La liste d’Hermine : entre train et tram

Bernard TIRTIAUXL’ombre portée, Lattès, 2019, 200 p., 16 € / ePub : 10.99 €, ISBN : 978-2709663465

Dans son nouveau livre, L’ombre portée, paru en janvier dernier chez Jean-Claude Lattès, Bernard Tirtiaux s’inscrit dans l’histoire de sa famille paternelle,  comme héritier du domaine de Martinrou qu’il a racheté et patiemment autant qu’obstinément rebâti, reconverti.  On y trouve toute la trame de sa vie de bâtisseur, d’artisan, d’écrivain et d’homme de théâtre.  Au fil des pages, l’auteur se raconte dans la lignée de son grand-père et de son père, qui ont en quelque sorte préfiguré les grandes options  de sa vie, en construisant l’un une chapelle en 1938, là où le jeune Bernard posera ses premiers vitraux en 1968 et ensuite une rosace en lames de verre en 1998, l’autre une nouvelle laiterie pour la ferme,  qui deviendra l’atelier du futur maître-verrier.

Indissociable du domaine de Martinrou,  vraie figure tutélaire du livre, l’ombre portée sur la vie de Bernard Tirtiaux et sur ce livre, c’est la grand-mère paternelle, Hermine, mère de onze enfants alors qu’elle n’aspirait qu’à une vie de mystique, devenue chef d’entreprise suite à son veuvage inopiné en 1943, et Présidente de Caritas Catholica jusqu’en 1943.  Tout au long du livre, Bernard Tirtiaux alterne les récits de sa propre expérience d’homme et d’artiste avec les longs monologues qu’il adresse à cette aïeule qu’il n’a pas connue mais dont l’empreinte reste prégnante, dont il se sent à la fois si proche et si lointain.

Bernard Tirtiaux évoque la manière dont son travail et son expérience de verrier a semé les graines de son premier roman Le passeur de lumière, et révèle également la présence discrète  ­ –  L’ombre portée ­ –  d’Hermine dans certains personnages du Passeur de lumière et de Aubertin d’Avallon.  La ferme familiale, elle aussi, est un personnage essentiel des romans Noël en décembre et Pitié pour le mal.

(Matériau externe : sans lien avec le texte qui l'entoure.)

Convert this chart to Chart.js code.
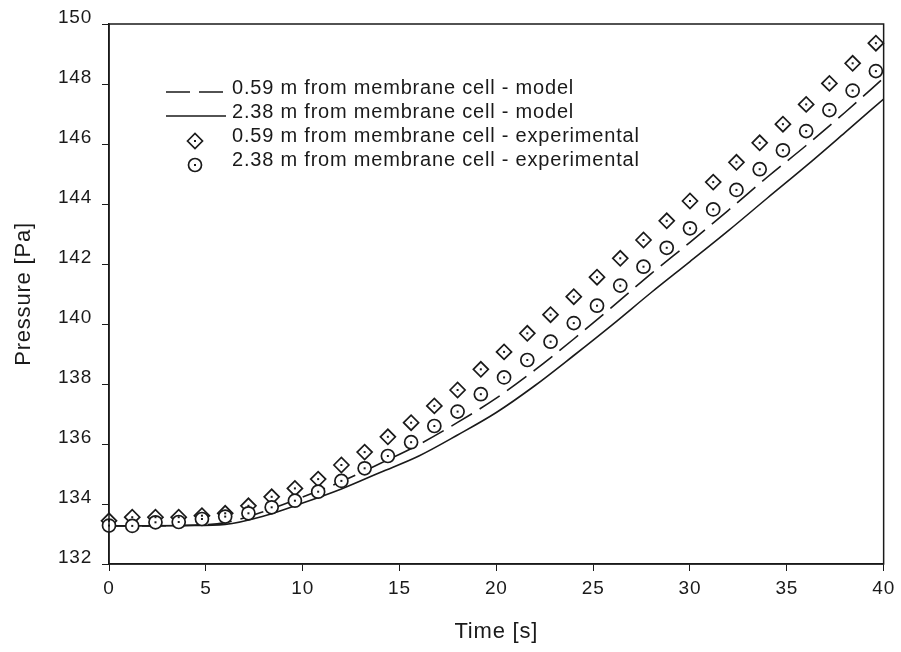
<!DOCTYPE html>
<html>
<head>
<meta charset="utf-8">
<script src="https://cdn.jsdelivr.net/npm/chart.js@4.4.1/dist/chart.umd.min.js"></script>
<style>
    html, body { margin: 0; padding: 0; background: #fff; }
    #wrap { width: 901px; height: 652px; }
</style>
</head>
<body>
<div id="wrap"><canvas id="pressureChart"></canvas></div>
<script>
// Datos
const modelTime = [0, 2, 4, 6, 8, 10, 12, 14, 16, 18, 20, 22, 24, 26, 28, 30, 32, 34, 36, 38, 40];
const model059 = [133.27, 133.27, 133.29, 133.38, 133.75, 134.23, 134.75, 135.35, 135.98, 136.72, 137.53,
    138.47, 139.5, 140.58, 141.68, 142.72, 143.8, 144.9, 145.95, 147.05, 148.2];
const model238 = [133.27, 133.27, 133.28, 133.32, 133.6, 134.03, 134.5, 135.05, 135.6, 136.3, 137.05,
    137.95, 138.95, 139.98, 141.05, 142.08, 143.12, 144.2, 145.27, 146.38, 147.5];

const expTime = [0, 1.2, 2.4, 3.6, 4.8, 6, 7.2, 8.4, 9.6, 10.8, 12, 13.2, 14.4, 15.6, 16.8, 18, 19.2,
    20.4, 21.6, 22.8, 24, 25.2, 26.4, 27.6, 28.8, 30, 31.2, 32.4, 33.6, 34.8, 36, 37.2, 38.4, 39.6];
const exp059 = [133.44, 133.56, 133.56, 133.56, 133.61, 133.69, 133.94, 134.24, 134.52, 134.83, 135.3,
    135.73, 136.24, 136.71, 137.27, 137.8, 138.49, 139.07, 139.69, 140.31, 140.91, 141.56, 142.19,
    142.8, 143.44, 144.1, 144.73, 145.39, 146.04, 146.66, 147.32, 148.02, 148.69, 149.36];
const exp238 = [133.28, 133.27, 133.39, 133.4, 133.5, 133.58, 133.69, 133.89, 134.11, 134.41, 134.77,
    135.19, 135.6, 136.06, 136.6, 137.08, 137.66, 138.22, 138.8, 139.41, 140.03, 140.61, 141.28,
    141.91, 142.54, 143.19, 143.82, 144.47, 145.16, 145.79, 146.43, 147.13, 147.78, 148.43];

const seriesNames = [
    "0.59 m from membrane cell - model",
    "2.38 m from membrane cell - model",
    "0.59 m from membrane cell - experimental",
    "2.38 m from membrane cell - experimental",
];

const INK = "#1a1a1a";
const FONT = "'Liberation Sans', Arial, sans-serif";

function toPoints(xs, ys) {
    return xs.map((x, i) => ({ x: x, y: ys[i] }));
}

// Letras un poco separadas, como en el escaneo
const spacing = {
    id: "spacing",
    beforeLayout(chart) { chart.ctx.letterSpacing = "0.8px"; },
    beforeDraw(chart) { chart.ctx.letterSpacing = "0.8px"; },
};

// Punto central dentro de cada marcador
const centerDots = {
    id: "centerDots",
    afterDatasetsDraw(chart) {
        const ctx = chart.ctx;
        chart.data.datasets.forEach((ds, i) => {
            if (!ds.centerDot) return;
            ctx.save();
            ctx.fillStyle = INK;
            chart.getDatasetMeta(i).data.forEach((pt) => {
                ctx.fillRect(pt.x - 1, pt.y - 1, 2, 2);
            });
            ctx.restore();
        });
    },
};

// Marco alrededor del area de la grafica
const frame = {
    id: "frame",
    afterDraw(chart) {
        const a = chart.chartArea;
        const ctx = chart.ctx;
        ctx.save();
        ctx.strokeStyle = INK;
        ctx.lineWidth = 1.5;
        ctx.strokeRect(a.left, a.top, a.right - a.left, a.bottom - a.top);
        ctx.restore();
    },
};

// Leyenda dentro de la grafica
const innerLegend = {
    id: "innerLegend",
    afterDraw(chart) {
        const ctx = chart.ctx;
        const x0 = 166, y0 = 88, rowH = 24, sampleW = 60;
        chart.data.datasets.forEach((ds, i) => {
            const y = y0 + i * rowH;
            ctx.save();
            ctx.strokeStyle = INK;
            ctx.fillStyle = "#fff";
            ctx.lineWidth = ds.borderWidth;
            if (ds.showLine) {
                ctx.setLineDash(ds.borderDash || []);
                ctx.beginPath();
                ctx.moveTo(x0, y + 4);
                ctx.lineTo(x0 + sampleW, y + 4);
                ctx.stroke();
            } else {
                Chart.helpers.drawPoint(ctx, {
                    pointStyle: ds.pointStyle,
                    radius: ds.pointRadius,
                    borderWidth: ds.borderWidth,
                    rotation: 0,
                }, x0 + 29, y + 5);
                ctx.fillStyle = INK;
                ctx.fillRect(x0 + 28, y + 4, 2, 2);
            }
            ctx.setLineDash([]);
            ctx.fillStyle = INK;
            ctx.font = "20px " + FONT;
            ctx.textBaseline = "middle";
            ctx.fillText(ds.label, x0 + sampleW + 6, y);
            ctx.restore();
        });
    },
};

const ctx = document.getElementById("pressureChart").getContext("2d");
new Chart(ctx, {
    type: "scatter",
    data: {
        datasets: [
            {
                label: seriesNames[0],
                data: toPoints(modelTime, model059),
                showLine: true,
                borderColor: INK,
                borderWidth: 1.6,
                borderDash: [24, 9],
                pointRadius: 0,
                cubicInterpolationMode: "monotone",
                order: 3,
            },
            {
                label: seriesNames[1],
                data: toPoints(modelTime, model238),
                showLine: true,
                borderColor: INK,
                borderWidth: 1.6,
                pointRadius: 0,
                cubicInterpolationMode: "monotone",
                order: 2,
            },
            {
                label: seriesNames[2],
                data: toPoints(expTime, exp059),
                pointStyle: "rectRot",
                pointRadius: 7.5,
                borderWidth: 1.7,
                borderColor: INK,
                backgroundColor: "#fff",
                centerDot: true,
                clip: false,
                order: 1,
            },
            {
                label: seriesNames[3],
                data: toPoints(expTime, exp238),
                pointStyle: "circle",
                pointRadius: 6.5,
                borderWidth: 1.7,
                borderColor: INK,
                backgroundColor: "#fff",
                centerDot: true,
                clip: false,
                order: 0,
            },
        ],
    },
    options: {
        responsive: true,
        maintainAspectRatio: false,
        animation: false,
        layout: { padding: { left: 0, top: 24, right: 17, bottom: 0 } },
        plugins: {
            legend: { display: false },
            tooltip: { enabled: false },
        },
        scales: {
            x: {
                type: "linear",
                min: 0,
                max: 40,
                afterFit: (scale) => { scale.height = 88; },
                ticks: { stepSize: 5, color: INK, padding: 6, font: { family: FONT, size: 19 } },
                grid: { drawOnChartArea: false, drawTicks: true, tickLength: 7, color: INK },
                border: { color: INK, width: 1.5 },
                title: {
                    display: true,
                    text: "Time [s]",
                    color: INK,
                    font: { family: FONT, size: 22 },
                    padding: { top: 4, bottom: 7 },
                },
            },
            y: {
                type: "linear",
                min: 132,
                max: 150,
                afterFit: (scale) => { scale.width = 109; },
                ticks: { stepSize: 2, color: INK, padding: 10, labelOffset: -6, font: { family: FONT, size: 19 } },
                grid: { drawOnChartArea: false, drawTicks: true, tickLength: 7, color: INK },
                border: { color: INK, width: 1.5 },
                title: {
                    display: true,
                    text: "Pressure [Pa]",
                    color: INK,
                    font: { family: FONT, size: 22 },
                    padding: { top: 11, bottom: 0 },
                },
            },
        },
    },
    plugins: [spacing, centerDots, frame, innerLegend],
});
</script>
</body>
</html>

Ainsi, ce récit de vie, d’une grande sincérité, égrène, tels des petits cailloux blancs dans la forêt, les points de repère dans une œuvre littéraire qu’on a envie de relire à ce nouvel éclairage.

Un des fils du récit, posé assez tôt mine de rien – comme il se doit – va lancer un véritable suspense, et le rythme alternant les adresses à Hermine et les éléments biographiques propres à l’auteur va se resserrer jusqu’à aboutir à une découverte fatale, le genre de pages qu’on lit et relit sans pouvoir ni vouloir y croire, comme si les relire et les relire encore pouvait changer la réalité et effacer ce qui n’aurait jamais dû arriver.

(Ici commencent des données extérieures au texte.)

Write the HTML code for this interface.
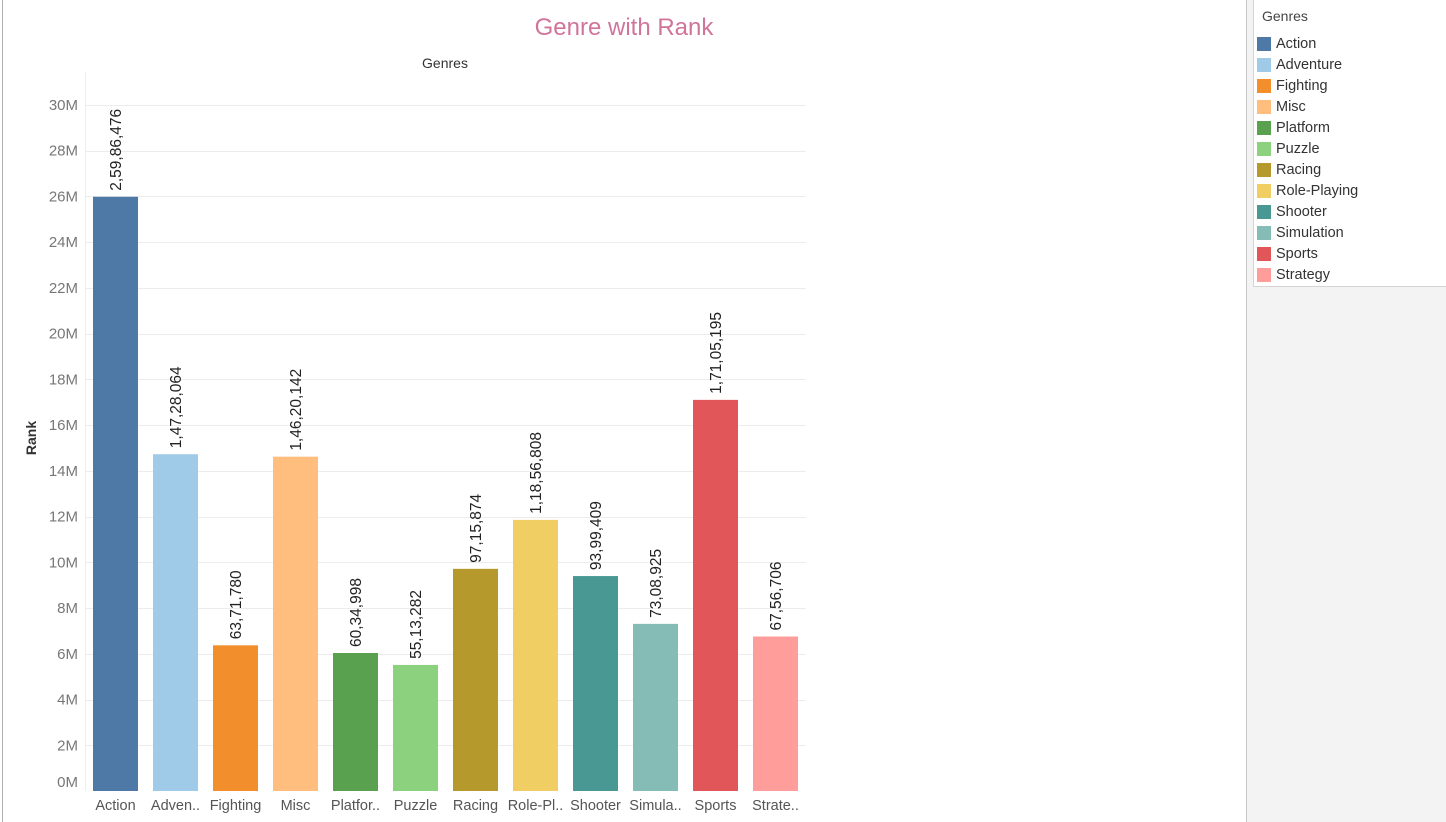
<!DOCTYPE html>
<html><head><meta charset="utf-8"><style>
body{margin:0;width:1446px;height:822px;background:#fff;font-family:"Liberation Sans",sans-serif;overflow:hidden;position:relative}
#side{position:absolute;left:1246px;top:0;width:200px;height:822px;background:#f3f3f3;border-left:1px solid #c8c8c8}
#legend{position:absolute;left:1253px;top:0;width:193px;height:286px;background:#fff;border:1px solid #d4d4d4;border-top:none;border-right:none}
.li{position:absolute;left:3px;font-size:14.5px;color:#333;height:16px;line-height:16px}
.sw{position:absolute;left:0;top:1px;width:14px;height:14px}
</style></head><body>
<div style="position:absolute;left:2px;top:0;width:1px;height:822px;background:#b0b0b0"></div>
<div id="side"></div>
<div id="legend">
 <div style="position:absolute;left:8px;top:8px;font-size:14px;color:#444">Genres</div>
</div>
<svg id="chart" width="1246" height="822" style="position:absolute;left:0;top:0">
<text x="624" y="35" text-anchor="middle" font-size="24" fill="#d0759a" font-family="Liberation Sans, sans-serif">Genre with Rank</text>
<text x="445" y="68" text-anchor="middle" font-size="14" fill="#333">Genres</text>
<text transform="translate(36,438) rotate(-90)" text-anchor="middle" font-size="14" fill="#333" font-weight="bold">Rank</text>
<line x1="85.5" y1="72" x2="85.5" y2="791" stroke="#eee"/>
</svg>
<script>
const categories=["Action","Adventure","Fighting","Misc","Platform","Puzzle","Racing","Role-Playing","Shooter","Simulation","Sports","Strategy"];
const shortLabels=["Action","Adven..","Fighting","Misc","Platfor..","Puzzle","Racing","Role-Pl..","Shooter","Simula..","Sports","Strate.."];
const values=[25986476,14728064,6371780,14620142,6034998,5513282,9715874,11856808,9399409,7308925,17105195,6756706];
const valueLabels=["2,59,86,476","1,47,28,064","63,71,780","1,46,20,142","60,34,998","55,13,282","97,15,874","1,18,56,808","93,99,409","73,08,925","1,71,05,195","67,56,706"];
const colors=["#4e79a7","#a0cbe8","#f28e2b","#ffbe7d","#59a14f","#8cd17d","#b6992d","#f1ce63","#499894","#86bcb6","#e15759","#ff9d9a"];
const yTicks=[0,2,4,6,8,10,12,14,16,18,20,22,24,26,28,30];
const NS="http://www.w3.org/2000/svg";
const svg=document.getElementById('chart');
const y0=791,pxPerM=(791-105)/30;
function yScale(v){return y0-v/1e6*pxPerM;}
function xScale(i){return 93+i*60;}
function mk(t,a){const e=document.createElementNS(NS,t);for(const k in a)e.setAttribute(k,a[k]);svg.appendChild(e);return e;}
yTicks.forEach(t=>{
 const y=yScale(t*1e6);
 if(t>0){const l=mk('line',{x1:85,x2:806,y1:Math.round(y)+0.5,y2:Math.round(y)+0.5,stroke:'#ececec'});
 
 }
 const tx=mk('text',{x:78,y:(t===0?y-4:y+5),'text-anchor':'end','font-size':15,fill:'#777'});
 tx.textContent=t+'M';
 
 
});
values.forEach((v,i)=>{
 const x=xScale(i),y=yScale(v);
 const r=mk('rect',{x:x,y:y,width:45,height:y0-y,fill:colors[i]});
 
 
 const t=mk('text',{transform:`translate(${x+28},${y-6}) rotate(-90)`,'font-size':15.5,fill:'#222'});
 t.textContent=valueLabels[i];
 
 
 const xl=mk('text',{x:x+22.5,y:810,'text-anchor':'middle','font-size':14.5,fill:'#555'});
 xl.textContent=shortLabels[i];
 
 
});
const lg=document.getElementById('legend');
categories.forEach((c,i)=>{
 const d=document.createElement('div');d.className='li';d.style.top=(36+i*21)+'px';
 d.innerHTML=`<span class="sw" style="background:${colors[i]}"></span><span style="position:absolute;left:19px;white-space:nowrap">${c}</span>`;
 
 
 lg.appendChild(d);
});
</script>
</body></html>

 Je sanglote en silence tandis que Tobie emplit la chambre de ses pleurs. 
J’ai avancé ma chaise pour lui prendre la main, me suis agenouillé pour l’entourer de mes bras et coller longuement ma tête contre sa vieille poitrine secouée de chagrin.
Il est l’amputé d’un frère martyrisé.
Je suis l’enfant que l’on ramasse et dont il tient précautionneusement le pied mort tandis que deux ouvriers de mon père me glissent sur une couverture dans la camionnette de livraisons.
Sur la table de nuit, votre image mortuaire nous considère avec surprise.

Roman ?  Récit ?  Je pencherais pour la deuxième dénomination, sans savoir ce qui a poussé l’éditeur (ou l’auteur) à opter pour la première.  Il n’en reste pas moins que nous avons là un livre attachant, qui laisse une forte impression à plus d’un égard. 

En vrac aussi, quelques pages bien frappées sur la défiguration des paysages agricoles, sur le profit « qui et l’infection absolue des âmes, la gangrène de ce monde, le cancer qui l’emportera », sur la destruction brutale qui a remplacé la démolition et qui atteint l’artisan bâtisseur en plein cœur. À méditer au moment où les enjeux de survie de la planète commencent à faire bouger les foules.